The Basilisk as it was describe in Classical Mythology (Greek and Roman) was a small venomous serpent whose throat never touched the ground, moving as if keeping its head up, with a rooster-like crest upon its head. This crest gave it its name, for Basileus is the Greek word for king, and the basilisk was the serpent that wore the crown. Understandably, this walking-tall snake soon became the king of all serpents, gaining supernatural abilities through time and ages.

As written by R. Alexander in his article “The evolution of the Basilisk” published in 1963.

“We first meet the basilisk in Nicander’s account, in the Second century B.C, when he writes of a snake which, though only nine inches long, is the most poisonous of all. Its hiss frightens off other reptiles, and its victims cannot safely be touched on account of the poison in them.”

We must imagine that, while the Basilisk as first describe didn’t seem quite the supernatural creature, it may have been a frightening image for the regular man of woman of the time. However, after just a couple of centuries, the Basilisk has changed, gaining abilities and attributes that made it a much more imposing beast.

Alexanders’ account continues:

“Horapollo [i.e., Horus Apollo, an Egyptian priest author of Hieroglyphica] identified the basilisk with the uraeus [i.e., a sacred serpent, emblem of supreme power, worn on the headdresses of ancient Egyptian deities and sovereigns], as modern authors continue to do, and ascribe to the uraeus power of killing by breath alone.”

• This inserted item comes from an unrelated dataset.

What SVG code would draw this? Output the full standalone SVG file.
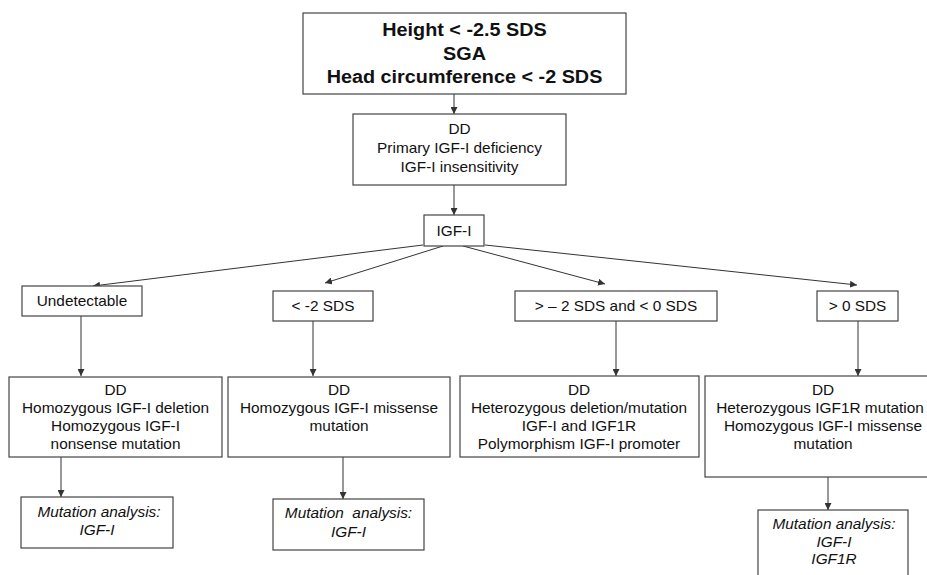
<svg xmlns="http://www.w3.org/2000/svg" width="927" height="575" viewBox="0 0 927 575">
<defs>
<marker id="ah" viewBox="0 0 10 10" refX="10" refY="5" markerWidth="7" markerHeight="7" markerUnits="userSpaceOnUse" orient="auto">
<path d="M0,0 L10,5 L0,10 z" fill="#333"/>
</marker>
<style>
.box{fill:#fff;stroke:#444;stroke-width:1.2}
.t{font-family:"Liberation Sans",Arial,sans-serif;font-size:14.5px;fill:#111;text-anchor:middle}
.b{font-weight:bold;font-size:18.7px}
.i{font-style:italic}
.c{stroke:#333;stroke-width:1;fill:none;marker-end:url(#ah)}
</style>
</defs>
<rect width="927" height="575" fill="#fff"/>
<g id="connectors">
<line class="c" x1="454" y1="94" x2="454" y2="114"/>
<line class="c" x1="454" y1="185" x2="454" y2="215"/>
<line class="c" x1="423" y1="245" x2="93" y2="286"/>
<line class="c" x1="443" y1="246" x2="325" y2="283"/>
<line class="c" x1="463" y1="246" x2="605" y2="284"/>
<line class="c" x1="485" y1="245" x2="857" y2="285"/>
<line class="c" x1="81" y1="316" x2="81" y2="376"/>
<line class="c" x1="313" y1="321" x2="313" y2="376"/>
<line class="c" x1="616" y1="321" x2="616" y2="376"/>
<line class="c" x1="858" y1="321" x2="858" y2="376"/>
<line class="c" x1="61" y1="457" x2="61" y2="497"/>
<line class="c" x1="343" y1="457" x2="343" y2="499"/>
<line class="c" x1="828" y1="477" x2="828" y2="510"/>
</g>
<g id="n_top">
<rect class="box" x="303" y="13" width="323" height="81"/>
<text class="t b" transform="matrix(1.06 0 0 1 464.5 0)" x="0" y="36">Height &lt; -2.5 SDS</text>
<text class="t b" transform="matrix(1.06 0 0 1 464.5 0)" x="0" y="60">SGA</text>
<text class="t b" transform="matrix(1.06 0 0 1 464.5 0)" x="0" y="83">Head circumference &lt; -2 SDS</text>
</g>
<g id="n_dd0">
<rect class="box" x="353" y="114" width="213" height="71"/>
<text class="t" transform="matrix(1.06 0 0 1 459.5 0)" x="0" y="134">DD</text>
<text class="t" transform="matrix(1.06 0 0 1 459.5 0)" x="0" y="153">Primary IGF-I deficiency</text>
<text class="t" transform="matrix(1.06 0 0 1 459.5 0)" x="0" y="172">IGF-I insensitivity</text>
</g>
<g id="n_igf">
<rect class="box" x="424" y="215" width="60" height="31"/>
<text class="t" transform="matrix(1.06 0 0 1 454 0)" x="0" y="236">IGF-I</text>
</g>
<g id="n_undet">
<rect class="box" x="22" y="286" width="120" height="30"/>
<text class="t" transform="matrix(1.06 0 0 1 82 0)" x="0" y="306">Undetectable</text>
</g>
<g id="n_lt2">
<rect class="box" x="273" y="291" width="100" height="30"/>
<text class="t" transform="matrix(1.06 0 0 1 323 0)" x="0" y="311">&lt; -2 SDS</text>
</g>
<g id="n_mid">
<rect class="box" x="515" y="291" width="202" height="30"/>
<text class="t" transform="matrix(1.06 0 0 1 616 0)" x="0" y="311">&gt; – 2 SDS and &lt; 0 SDS</text>
</g>
<g id="n_gt0">
<rect class="box" x="817" y="291" width="81" height="30"/>
<text class="t" transform="matrix(1.06 0 0 1 857.5 0)" x="0" y="311">&gt; 0 SDS</text>
</g>
<g id="n_dd1">
<rect class="box" x="9" y="377" width="213" height="80"/>
<text class="t" transform="matrix(1.06 0 0 1 115.5 0)" x="0" y="395">DD</text>
<text class="t" transform="matrix(1.06 0 0 1 115.5 0)" x="0" y="413">Homozygous IGF-I deletion</text>
<text class="t" transform="matrix(1.06 0 0 1 115.5 0)" x="0" y="431">Homozygous IGF-I</text>
<text class="t" transform="matrix(1.06 0 0 1 115.5 0)" x="0" y="449">nonsense mutation</text>
</g>
<g id="n_dd2">
<rect class="box" x="228" y="377" width="222" height="80"/>
<text class="t" transform="matrix(1.06 0 0 1 339 0)" x="0" y="395">DD</text>
<text class="t" transform="matrix(1.06 0 0 1 339 0)" x="0" y="413">Homozygous IGF-I missense</text>
<text class="t" transform="matrix(1.06 0 0 1 339 0)" x="0" y="431">mutation</text>
</g>
<g id="n_dd3">
<rect class="box" x="460" y="376" width="239" height="81"/>
<text class="t" transform="matrix(1.06 0 0 1 579 0)" x="0" y="395">DD</text>
<text class="t" transform="matrix(1.06 0 0 1 579 0)" x="0" y="413">Heterozygous deletion/mutation</text>
<text class="t" transform="matrix(1.06 0 0 1 579 0)" x="0" y="431">IGF-I and IGF1R</text>
<text class="t" transform="matrix(1.06 0 0 1 579 0)" x="0" y="449">Polymorphism IGF-I promoter</text>
</g>
<g id="n_dd4">
<rect class="box" x="705" y="376" width="240" height="101"/>
<text class="t" transform="matrix(1.06 0 0 1 823 0)" x="0" y="395">DD</text>
<text class="t" transform="matrix(1.06 0 0 1 820 0)" x="0" y="413">Heterozygous IGF1R mutation</text>
<text class="t" transform="matrix(1.06 0 0 1 823 0)" x="0" y="431">Homozygous IGF-I missense</text>
<text class="t" transform="matrix(1.06 0 0 1 823 0)" x="0" y="449">mutation</text>
</g>
<g id="n_ma1">
<rect class="box" x="21" y="497" width="152" height="51"/>
<text class="t i" transform="matrix(1.06 0 0 1 99 0)" x="0" y="517">Mutation analysis:</text>
<text class="t i" transform="matrix(1.06 0 0 1 97 0)" x="0" y="535">IGF-I</text>
</g>
<g id="n_ma2">
<rect class="box" x="273" y="499" width="151" height="51"/>
<text class="t i" transform="matrix(1.06 0 0 1 348.5 0)" x="0" y="518" xml:space="preserve">Mutation  analysis:</text>
<text class="t i" transform="matrix(1.06 0 0 1 348.5 0)" x="0" y="537">IGF-I</text>
</g>
<g id="n_ma3">
<rect class="box" x="758" y="510" width="150" height="75"/>
<text class="t i" transform="matrix(1.06 0 0 1 834 0)" x="0" y="529">Mutation analysis:</text>
<text class="t i" transform="matrix(1.06 0 0 1 834 0)" x="0" y="547">IGF-I</text>
<text class="t i" transform="matrix(1.06 0 0 1 834 0)" x="0" y="564">IGF1R</text>
</g>
</svg>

Later, Pliny (i.e., Gaius Plinius Secundus, Roman author) was confused by this matter and turned the Basilisk deathly breath, into a the ability of killing by sight, indicating that “seeing the basilisk’s eyes is fatal, and that the basilisk kills every man it sees.”

However, it’s in the Middle Ages when the Basilisk turns into the deathly and horrific creature we know today. Is St. Isidore’s alarming account (Etymologiae, xiii 4. 6-9) of the basilisk, often quoted in medieval bestiaries accompanied by the illustration of a cock with a serpent tail, the first to describe the basilisk as a lizard with wings and many legs, the tail of a snake, that kills with its sight, and has powerful venom-spiting fangs.

At this time, many believed that the Basilisk hatched by a cockerel from the egg of a serpent (the reverse of the Cockatrice, which is hatched from a hen’s egg incubated by a serpent’s nest). However, the account of the reproduction of basilisks that was current in the later Middles Ages (first mentioned in 1100 AD by Theophilus), described the breeding of basilisks as practiced for alchemical processes. “An egg laid by an aged cock (in this account after copulation with another aged cock) is incubated by a toad, and a basilisks hatches out.” Why a toad? Well, toads carried an evil reputation all throughout the Middle Ages, when several toad species were credited with basilisks-type properties of harmful gaze and breath, and poisonous touch. So it is possible that the involvement of a toad in basilisk procreation was to assure the deathliness of the progeny.

Text of the time give suggestion for travelers to protect themselves during encounters with a basilisk, to carry a crystal globe to reflect back the deathly stare, or to carry a weasel which can give as good as it gets by way of venomous biting and the smell of its urine will weaken the beast, or to take a cockerel with you (if there was one available near you of course), since its crowing would send the Basilisk into fits.

By Renaissance times, accounts of the basilisk described it as fully poisonous/venomous beast. Everything in the basilisk is poisonous, its bite, glance, saliva, and smell are all fatal. In addition, it can spit venom at flying birds, and its venom can rot the fruit on trees and pollute water.


- Alexander, R.M., 1963. The evolution of the basilisk. Greece and Rome (Second Series), 10(02), pp.170-181.